# GOAL
Omit pictures and quote the listing below line by line, from its start through the line that holds "import seaborn as sns".
— START OF EXERCISE INPUTS —
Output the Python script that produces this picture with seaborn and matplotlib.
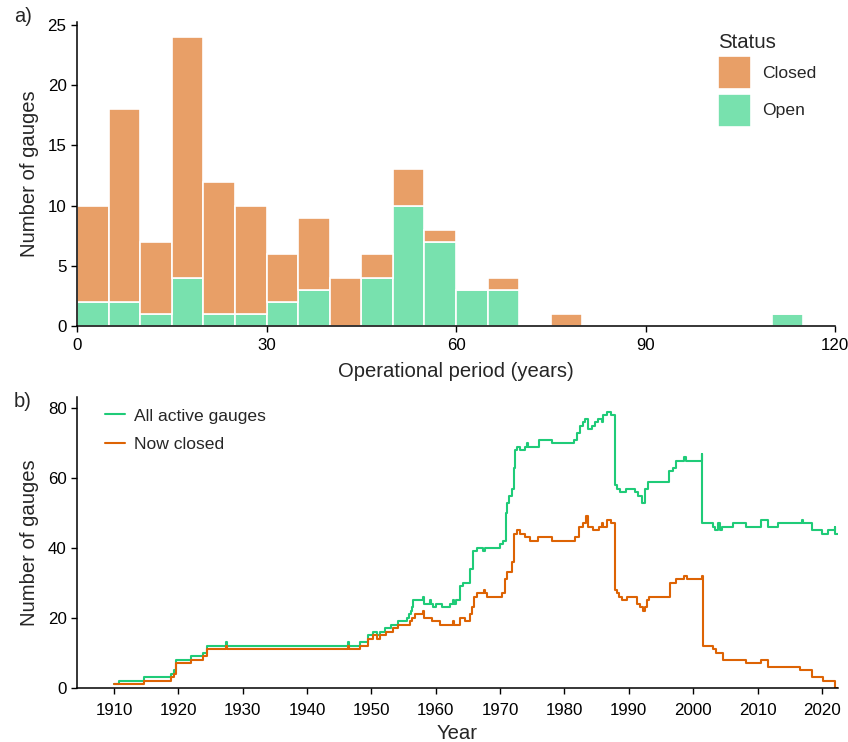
import matplotlib
matplotlib.use("Agg")
import matplotlib.pyplot as plt
import numpy as np
import pandas as pd
import seaborn as sns

# ---- Panel a: operational period histogram (5-year bins) ----
bin_starts = [0, 5, 10, 15, 20, 25, 30, 35, 40, 45, 50, 55,
              60, 65, 70, 75, 80, 85, 90, 95, 100, 105, 110, 115]
open_counts = [2, 2, 1, 4, 1, 1, 2, 3, 0, 4, 10, 7,
               3, 3, 0, 0, 0, 0, 0, 0, 0, 0, 1, 0]
closed_counts = [8, 16, 6, 20, 11, 9, 4, 6, 4, 2, 3, 1,
                 0, 1, 0, 1, 0, 0, 0, 0, 0, 0, 0, 0]
status_levels = ["Closed", "Open"]
bin_width = 5

# ---- Panel b: number of gauges in operation through time ----
active_years = [1910.0, 1910.8, 1914.6, 1918.9, 1919.3, 1919.6, 1921.9, 1923.8, 1924.5,
                1927.4, 1927.6, 1946.3, 1946.5, 1948.3, 1949.4, 1950.3, 1950.8, 1951.3,
                1952.1, 1953.1, 1954.2, 1955.5, 1955.9, 1956.1, 1956.3, 1956.5, 1958.0,
                1958.1, 1959.1, 1959.3, 1959.6, 1960.1, 1960.9, 1962.2, 1962.7, 1962.9,
                1963.2, 1963.8, 1964.3, 1965.3, 1965.8, 1966.4, 1967.4, 1967.6, 1970.0,
                1970.5, 1970.9, 1971.1, 1971.4, 1971.8, 1972.1, 1972.3, 1972.6, 1973.1,
                1973.9, 1974.1, 1974.3, 1976.0, 1978.0, 1981.4, 1981.9, 1982.4, 1982.9,
                1983.2, 1983.6, 1984.2, 1984.7, 1985.2, 1985.8, 1986.0, 1986.6, 1987.3,
                1987.9, 1988.2, 1988.6, 1989.6, 1990.9, 1991.5, 1992.0, 1992.5, 1993.0,
                1996.3, 1996.8, 1997.4, 1998.5, 1998.9, 2001.3, 2001.4, 2003.1, 2003.4,
                2003.8, 2004.1, 2004.4, 2006.2, 2008.2, 2010.6, 2011.7, 2013.2, 2016.9,
                2017.0, 2018.4, 2020.0, 2021.0, 2022.0, 2022.1, 2022.5]
active_counts = [1, 2, 3, 4, 5, 8, 9, 10, 12,
                 13, 12, 13, 12, 13, 15, 16, 15, 16,
                 17, 18, 19, 20, 21, 22, 23, 25, 26,
                 24, 25, 24, 23, 24, 23, 24, 25, 24,
                 25, 29, 30, 34, 39, 40, 39, 40, 41,
                 42, 50, 53, 55, 57, 63, 68, 69, 68,
                 69, 70, 69, 71, 70, 71, 73, 75, 76,
                 77, 74, 75, 76, 77, 76, 78, 79, 78,
                 58, 57, 56, 57, 56, 55, 53, 57, 59,
                 62, 63, 65, 66, 65, 67, 47, 46, 45,
                 47, 45, 46, 47, 46, 48, 46, 47, 48,
                 47, 45, 44, 45, 46, 44, 44]

closed_years = [1910.0, 1914.6, 1918.9, 1919.3, 1919.6, 1921.9, 1923.8, 1924.5, 1927.4,
                1927.6, 1946.3, 1946.5, 1948.3, 1949.4, 1950.3, 1950.8, 1951.3, 1952.3,
                1953.4, 1954.2, 1956.0, 1956.3, 1956.8, 1958.0, 1958.2, 1959.4, 1960.7,
                1962.6, 1962.8, 1963.8, 1964.5, 1965.3, 1965.7, 1966.0, 1966.4, 1967.5,
                1967.6, 1968.0, 1970.3, 1970.8, 1971.1, 1971.8, 1972.1, 1972.6, 1973.1,
                1973.9, 1974.6, 1975.9, 1978.0, 1981.6, 1982.2, 1982.9, 1983.3, 1983.6,
                1984.5, 1985.3, 1985.8, 1986.0, 1986.6, 1987.3, 1987.9, 1988.2, 1988.4,
                1988.9, 1989.7, 1991.2, 1991.8, 1992.2, 1992.5, 1992.8, 1993.2, 1996.4,
                1997.4, 1998.5, 1999.0, 2001.4, 2001.5, 2003.1, 2003.6, 2004.6, 2008.2,
                2010.6, 2011.7, 2016.6, 2018.4, 2020.1, 2022.1, 2022.5]
closed_active = [1, 2, 3, 4, 7, 8, 9, 11, 12,
                 11, 12, 11, 12, 14, 15, 14, 15, 16,
                 17, 18, 19, 20, 21, 22, 20, 19, 18,
                 19, 18, 20, 19, 21, 23, 26, 27, 28,
                 27, 26, 27, 31, 33, 36, 44, 45, 44,
                 43, 42, 43, 42, 43, 46, 47, 49, 46,
                 45, 46, 47, 46, 48, 47, 28, 27, 26,
                 25, 26, 24, 23, 22, 23, 25, 26, 30,
                 31, 32, 31, 32, 12, 11, 10, 8, 7,
                 8, 6, 5, 3, 2, 0, 0]
series_labels = ["All active gauges", "Now closed"]

closed_fill = "#E89F67"
open_fill = "#78E1AE"
active_line = "#1FCB78"
closed_line = "#DD6304"

# ---- styling ----
sns.set_style("ticks")
plt.rcParams["font.family"] = ["Liberation Sans", "DejaVu Sans"]
plt.rcParams["axes.edgecolor"] = "black"
plt.rcParams["axes.linewidth"] = 1.1
plt.rcParams["xtick.color"] = "black"
plt.rcParams["ytick.color"] = "black"
plt.rcParams["xtick.major.size"] = 4
plt.rcParams["ytick.major.size"] = 4
plt.rcParams["xtick.major.width"] = 1.0
plt.rcParams["ytick.major.width"] = 1.0

tick_fs = 12.2
label_fs = 14.6

fig = plt.figure(figsize=(8.48, 7.42), dpi=100)
ax_a = fig.add_axes([77 / 848, 1 - 325.7 / 742, (835 - 77) / 848, (325.7 - 21.7) / 742])
ax_b = fig.add_axes([77 / 848, 1 - 687.7 / 742, (838 - 77) / 848, (687.7 - 397) / 742])

# ---- panel a ----
hist_df = pd.DataFrame({
    "period": np.concatenate([np.array(bin_starts) + bin_width / 2] * 2),
    "n": closed_counts + open_counts,
    "Status": ["Closed"] * len(bin_starts) + ["Open"] * len(bin_starts),
})
edges = list(bin_starts) + [bin_starts[-1] + bin_width]
sns.histplot(data=hist_df, x="period", weights="n", hue="Status",
             hue_order=status_levels, multiple="stack", bins=edges,
             palette={"Closed": closed_fill, "Open": open_fill},
             alpha=1, edgecolor="white", linewidth=1.2, ax=ax_a)
ax_a.set_xlim(0, 120)
ax_a.set_ylim(0, 25.3)
ax_a.set_xticks([0, 30, 60, 90, 120])
ax_a.set_yticks([0, 5, 10, 15, 20, 25])
ax_a.set_xlabel("Operational period (years)", fontsize=label_fs, labelpad=6)
ax_a.set_ylabel("Number of gauges", fontsize=label_fs, labelpad=6)
ax_a.tick_params(labelsize=tick_fs)
ax_a.tick_params(axis="x", pad=5)
sns.move_legend(ax_a, "upper left", bbox_to_anchor=(0.8456, 0.962),
                frameon=False, borderpad=0, borderaxespad=0,
                fontsize=12.6, title_fontsize=14.7,
                handlelength=1.9, handleheight=2.52,
                labelspacing=0.24, handletextpad=0.6)
ax_a.get_legend()._legend_box.align = "left"

# ---- panel b ----
line_df = pd.concat([
    pd.DataFrame({"Year": active_years, "Gauges": active_counts,
                  "Series": series_labels[0]}),
    pd.DataFrame({"Year": closed_years, "Gauges": closed_active,
                  "Series": series_labels[1]}),
], ignore_index=True)
sns.lineplot(data=line_df, x="Year", y="Gauges", hue="Series",
             hue_order=series_labels,
             palette={series_labels[0]: active_line, series_labels[1]: closed_line},
             drawstyle="steps-post", linewidth=1.5, estimator=None, ax=ax_b)
ax_b.set_xlim(1904.25, 2022.5)
ax_b.set_ylim(0, 83.2)
ax_b.set_xticks(list(range(1910, 2021, 10)))
ax_b.set_yticks([0, 20, 40, 60, 80])
ax_b.set_xlabel("Year", fontsize=label_fs, labelpad=4)
ax_b.set_ylabel("Number of gauges", fontsize=label_fs, labelpad=6)
ax_b.tick_params(labelsize=tick_fs)
ax_b.tick_params(axis="x", pad=7)
sns.move_legend(ax_b, "upper left", bbox_to_anchor=(0.0368, 0.961),
                title=None, frameon=False, borderpad=0, borderaxespad=0,
                fontsize=12.6, handlelength=1.15, handletextpad=0.5,
                labelspacing=0.78)

for ax in (ax_a, ax_b):
    sns.despine(ax=ax)

fig.text(14 / 848, 1 - 17 / 742, "a)", fontsize=14.5, va="center", ha="left")
fig.text(14 / 848, 1 - 401 / 742, "b)", fontsize=14.5, va="center", ha="left")

fig.savefig("out.png", dpi=100)
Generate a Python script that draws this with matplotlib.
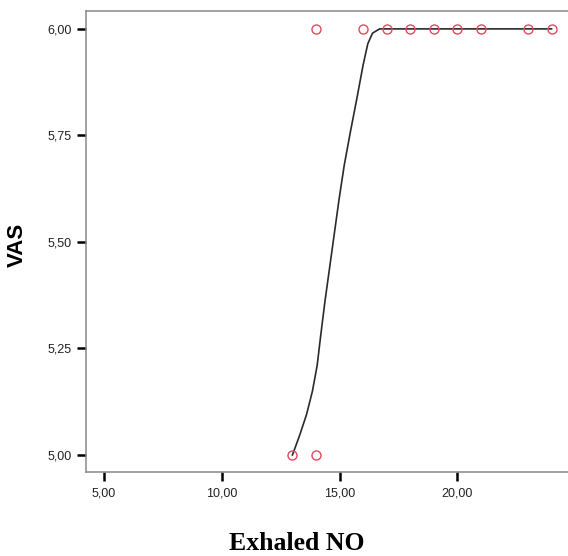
— END OF EXERCISE INPUTS —
# WRITTEN ANSWER
Output the Python script that produces this picture with seaborn and matplotlib.
import matplotlib
matplotlib.use("Agg")
import matplotlib.pyplot as plt
import numpy as np
import pandas as pd
import seaborn as sns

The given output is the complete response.